Stated exercise -> No images are to be carried over; print all other material exactly as it stands.

Supplied material ->
*****

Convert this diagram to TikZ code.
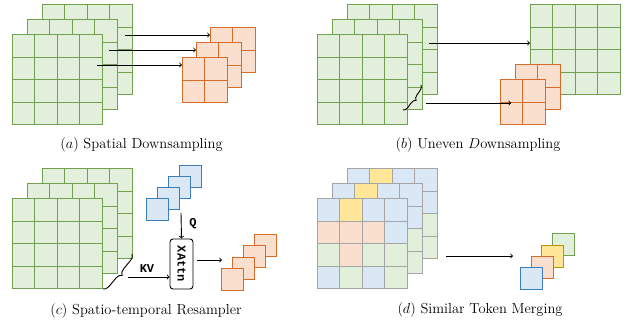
\documentclass[tikz,border=0pt]{standalone}
\usepackage{fontspec}
\usepackage{tikz}
\usetikzlibrary{calc,decorations.pathreplacing}
\newfontfamily\codefont{Liberation Mono}

\definecolor{gfill}{RGB}{226,239,218}
\definecolor{gline}{RGB}{112,160,80}
\definecolor{ofill}{RGB}{250,223,206}
\definecolor{oline}{RGB}{214,108,42}
\definecolor{bfill}{RGB}{218,231,245}
\definecolor{bline}{RGB}{60,125,190}
\definecolor{yfill}{RGB}{255,230,153}
\definecolor{yline}{RGB}{191,144,0}
\definecolor{gridgray}{RGB}{165,165,165}

\begin{document}
\begin{tikzpicture}[x=1pt,y=-1pt,
    cell/.style={rectangle,inner sep=0pt,outer sep=0pt,minimum size=22.5pt,line width=1pt,draw},
    tokgreen/.style={fill=gfill,draw=gline},
    tokorange/.style={fill=ofill,draw=oline},
    tokblue/.style={fill=bfill,draw=bline},
    tokyellow/.style={fill=yfill,draw=yline},
    token/.style={cell,minimum size=22pt},
    arr/.style={->,line width=0.9pt},
    bracemark/.style={decorate,line width=0.9pt},
    caption/.style={font=\fontsize{14.5}{17}\selectfont},
    keylabel/.style={font=\codefont\bfseries\fontsize{12}{14}\selectfont}
    ]
    \useasboundingbox (0,0) rectangle (627,328);
    \def\cs{22.5}

    % green 4x4 feature maps, back to front
    \foreach \gname/\gx/\gy in {a0/42/5, a1/27/20, a2/12/35,
                                b0/347/5, b1/332/20, b2/317/35, bR/530/5,
                                c0/42/169, c1/27/184, c2/12/199} {
        \foreach \i in {1,...,4} {
            \foreach \j in {1,...,4} {
                \node[cell,tokgreen] (\gname-\i-\j) at ({\gx+(\i-0.5)*\cs},{\gy+(\j-0.5)*\cs}) {};
            }
        }
    }

    % orange 2x2 pooled maps
    \foreach \gname/\gx/\gy in {oa0/210/28, oa1/196/43, oa2/182/58,
                                ob0/515/65, ob1/500/80} {
        \foreach \i in {1,2} {
            \foreach \j in {1,2} {
                \node[cell,tokorange] (\gname-\i-\j) at ({\gx+(\i-0.5)*\cs},{\gy+(\j-0.5)*\cs}) {};
            }
        }
    }

    % coloured token maps for merging
    \foreach \gname/\gx/\gy in {d0/347/169, d1/332/184, d2/317/199} {
        \foreach \c [count=\k from 0] in {tokblue,tokyellow,tokblue,tokblue,
                                          tokorange,tokorange,tokorange,tokblue,
                                          tokgreen,tokorange,tokgreen,tokgreen,
                                          tokblue,tokgreen,tokblue,tokgreen} {
            \pgfmathtruncatemacro\ci{mod(\k,4)+1}
            \pgfmathtruncatemacro\cj{div(\k,4)+1}
            \node[cell,\c,draw=gridgray] (\gname-\ci-\cj) at ({\gx+(\ci-0.5)*\cs},{\gy+(\cj-0.5)*\cs}) {};
        }
    }

    % (a) arrows
    \coordinate (sa0) at (125,35);
    \coordinate (sa1) at (109,50);
    \coordinate (sa2) at (97,65);
    \draw[arr] (sa0) -- (sa0 -| oa0-1-1.west);
    \draw[arr] (sa1) -- (sa1 -| oa1-1-1.west);
    \draw[arr] (sa2) -- (sa2 -| oa2-1-1.west);

    % (b) arrows and brace
    \coordinate (sb0) at (429,43);
    \coordinate (sb1) at (426,103);
    \coordinate (bt) at (421,85);
    \coordinate (bb) at (403,110);
    \draw[arr] (sb0) -- (sb0 -| bR-1-2.west);
    \draw[arr] (sb1) -- (sb1 -| ob1-1-2.center);
    \draw[bracemark,decoration={brace,amplitude=5pt}] (bt) -- (bb);

    % (c) queries, cross attention, output
    \foreach \k in {3,2,1,0} {
        \node[token,tokblue] (q\k) at ({157+11*\k},{210-11.3*\k}) {};
    }
    \node[draw,rounded corners=3pt,line width=0.9pt,minimum width=23pt,minimum height=50pt,inner sep=0pt] (xattn) at (181.5,264) {};
    \node[keylabel,rotate=-90] (xattnlabel) at (xattn.center) {XAttn};
    \coordinate (qs) at (181,213);
    \draw[arr] (qs) -- (xattn.north);
    \node[keylabel] (qlabel) at (193,224) {Q};
    \coordinate (ct) at (132,254);
    \coordinate (cb) at (103,289);
    \draw[bracemark,decoration={brace,amplitude=6pt}] (ct) -- (cb);
    \coordinate (kvs) at (128,277);
    \draw[arr] (kvs) -- (kvs -| xattn.west);
    \node[keylabel] (kvlabel) at (147,269) {KV};
    \coordinate (oc) at (222,260);
    \draw[arr] (197,260) -- (oc);
    \foreach \k in {3,2,1,0} {
        \node[token,tokorange] (r\k) at ({232+11.3*\k},{280-11.5*\k}) {};
    }

    % (d) merged tokens
    \coordinate (ds) at (446,256);
    \coordinate (de) at (513,256);
    \draw[arr] (ds) -- (de);
    \node[token,tokgreen] (mgreen) at (563.5,245) {};
    \node[token,tokyellow] (myellow) at (552.5,256.5) {};
    \node[token,tokorange] (morange) at (542,268) {};
    \node[token,tokblue] (mblue) at (531,279) {};

    % captions
    \node[caption] (capa) at (141.5,145) {$(a)$ Spatial Downsampling};
    \node[caption] (capb) at (478,145) {$(b)$ Uneven $D$ownsampling};
    \node[caption] (capc) at (146,311) {$(c)$ Spatio-temporal Resampler};
    \node[caption] (capd) at (480,310) {$(d)$ Similar Token Merging};
\end{tikzpicture}
\end{document}
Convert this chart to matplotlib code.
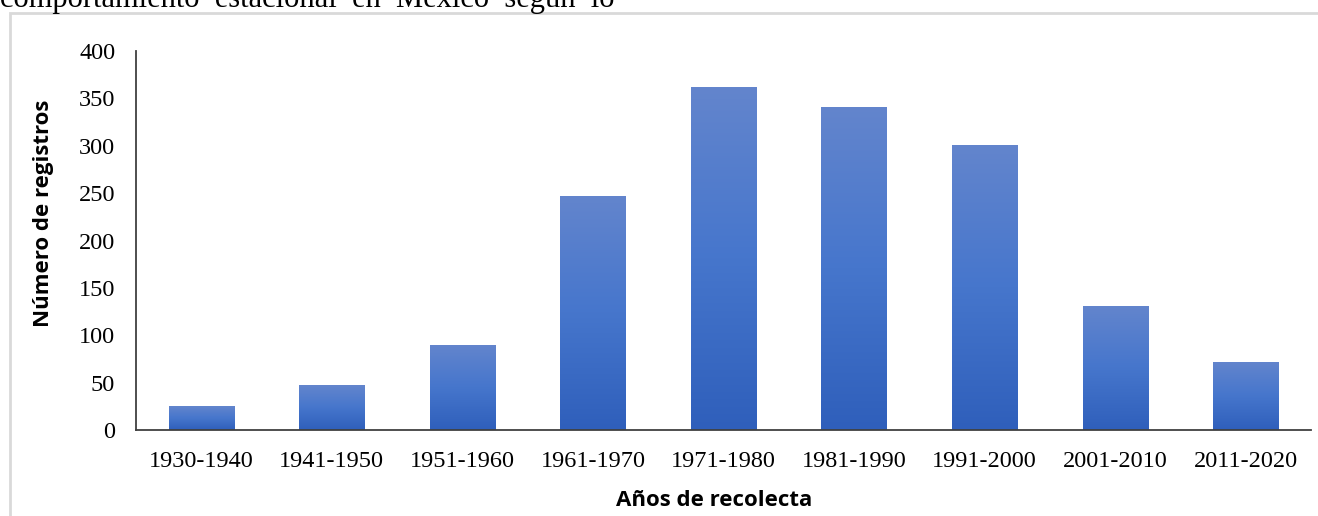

*****

Result of this exercise ->
Convert this diagram to TikZ code.
\documentclass[tikz,border=0pt]{standalone}
\usepackage{fontspec}
\usepackage{tikz}
\usetikzlibrary{calc,decorations.pathreplacing}
\newfontfamily\codefont{Liberation Mono}

\definecolor{gfill}{RGB}{226,239,218}
\definecolor{gline}{RGB}{112,160,80}
\definecolor{ofill}{RGB}{250,223,206}
\definecolor{oline}{RGB}{214,108,42}
\definecolor{bfill}{RGB}{218,231,245}
\definecolor{bline}{RGB}{60,125,190}
\definecolor{yfill}{RGB}{255,230,153}
\definecolor{yline}{RGB}{191,144,0}
\definecolor{gridgray}{RGB}{165,165,165}

\begin{document}
\begin{tikzpicture}[x=1pt,y=-1pt,
    cell/.style={rectangle,inner sep=0pt,outer sep=0pt,minimum size=22.5pt,line width=1pt,draw},
    tokgreen/.style={fill=gfill,draw=gline},
    tokorange/.style={fill=ofill,draw=oline},
    tokblue/.style={fill=bfill,draw=bline},
    tokyellow/.style={fill=yfill,draw=yline},
    token/.style={cell,minimum size=22pt},
    arr/.style={->,line width=0.9pt},
    bracemark/.style={decorate,line width=0.9pt},
    caption/.style={font=\fontsize{14.5}{17}\selectfont},
    keylabel/.style={font=\codefont\bfseries\fontsize{12}{14}\selectfont}
    ]
    \useasboundingbox (0,0) rectangle (627,328);
    \def\cs{22.5}

    % green 4x4 feature maps, back to front
    \foreach \gname/\gx/\gy in {a0/42/5, a1/27/20, a2/12/35,
                                b0/347/5, b1/332/20, b2/317/35, bR/530/5,
                                c0/42/169, c1/27/184, c2/12/199} {
        \foreach \i in {1,...,4} {
            \foreach \j in {1,...,4} {
                \node[cell,tokgreen] (\gname-\i-\j) at ({\gx+(\i-0.5)*\cs},{\gy+(\j-0.5)*\cs}) {};
            }
        }
    }

    % orange 2x2 pooled maps
    \foreach \gname/\gx/\gy in {oa0/210/28, oa1/196/43, oa2/182/58,
                                ob0/515/65, ob1/500/80} {
        \foreach \i in {1,2} {
            \foreach \j in {1,2} {
                \node[cell,tokorange] (\gname-\i-\j) at ({\gx+(\i-0.5)*\cs},{\gy+(\j-0.5)*\cs}) {};
            }
        }
    }

    % coloured token maps for merging
    \foreach \gname/\gx/\gy in {d0/347/169, d1/332/184, d2/317/199} {
        \foreach \c [count=\k from 0] in {tokblue,tokyellow,tokblue,tokblue,
                                          tokorange,tokorange,tokorange,tokblue,
                                          tokgreen,tokorange,tokgreen,tokgreen,
                                          tokblue,tokgreen,tokblue,tokgreen} {
            \pgfmathtruncatemacro\ci{mod(\k,4)+1}
            \pgfmathtruncatemacro\cj{div(\k,4)+1}
            \node[cell,\c,draw=gridgray] (\gname-\ci-\cj) at ({\gx+(\ci-0.5)*\cs},{\gy+(\cj-0.5)*\cs}) {};
        }
    }

    % (a) arrows
    \coordinate (sa0) at (125,35);
    \coordinate (sa1) at (109,50);
    \coordinate (sa2) at (97,65);
    \draw[arr] (sa0) -- (sa0 -| oa0-1-1.west);
    \draw[arr] (sa1) -- (sa1 -| oa1-1-1.west);
    \draw[arr] (sa2) -- (sa2 -| oa2-1-1.west);

    % (b) arrows and brace
    \coordinate (sb0) at (429,43);
    \coordinate (sb1) at (426,103);
    \coordinate (bt) at (421,85);
    \coordinate (bb) at (403,110);
    \draw[arr] (sb0) -- (sb0 -| bR-1-2.west);
    \draw[arr] (sb1) -- (sb1 -| ob1-1-2.center);
    \draw[bracemark,decoration={brace,amplitude=5pt}] (bt) -- (bb);

    % (c) queries, cross attention, output
    \foreach \k in {3,2,1,0} {
        \node[token,tokblue] (q\k) at ({157+11*\k},{210-11.3*\k}) {};
    }
    \node[draw,rounded corners=3pt,line width=0.9pt,minimum width=23pt,minimum height=50pt,inner sep=0pt] (xattn) at (181.5,264) {};
    \node[keylabel,rotate=-90] (xattnlabel) at (xattn.center) {XAttn};
    \coordinate (qs) at (181,213);
    \draw[arr] (qs) -- (xattn.north);
    \node[keylabel] (qlabel) at (193,224) {Q};
    \coordinate (ct) at (132,254);
    \coordinate (cb) at (103,289);
    \draw[bracemark,decoration={brace,amplitude=6pt}] (ct) -- (cb);
    \coordinate (kvs) at (128,277);
    \draw[arr] (kvs) -- (kvs -| xattn.west);
    \node[keylabel] (kvlabel) at (147,269) {KV};
    \coordinate (oc) at (222,260);
    \draw[arr] (197,260) -- (oc);
    \foreach \k in {3,2,1,0} {
        \node[token,tokorange] (r\k) at ({232+11.3*\k},{280-11.5*\k}) {};
    }

    % (d) merged tokens
    \coordinate (ds) at (446,256);
    \coordinate (de) at (513,256);
    \draw[arr] (ds) -- (de);
    \node[token,tokgreen] (mgreen) at (563.5,245) {};
    \node[token,tokyellow] (myellow) at (552.5,256.5) {};
    \node[token,tokorange] (morange) at (542,268) {};
    \node[token,tokblue] (mblue) at (531,279) {};

    % captions
    \node[caption] (capa) at (141.5,145) {$(a)$ Spatial Downsampling};
    \node[caption] (capb) at (478,145) {$(b)$ Uneven $D$ownsampling};
    \node[caption] (capc) at (146,311) {$(c)$ Spatio-temporal Resampler};
    \node[caption] (capd) at (480,310) {$(d)$ Similar Token Merging};
\end{tikzpicture}
\end{document}
Convert this chart to matplotlib code.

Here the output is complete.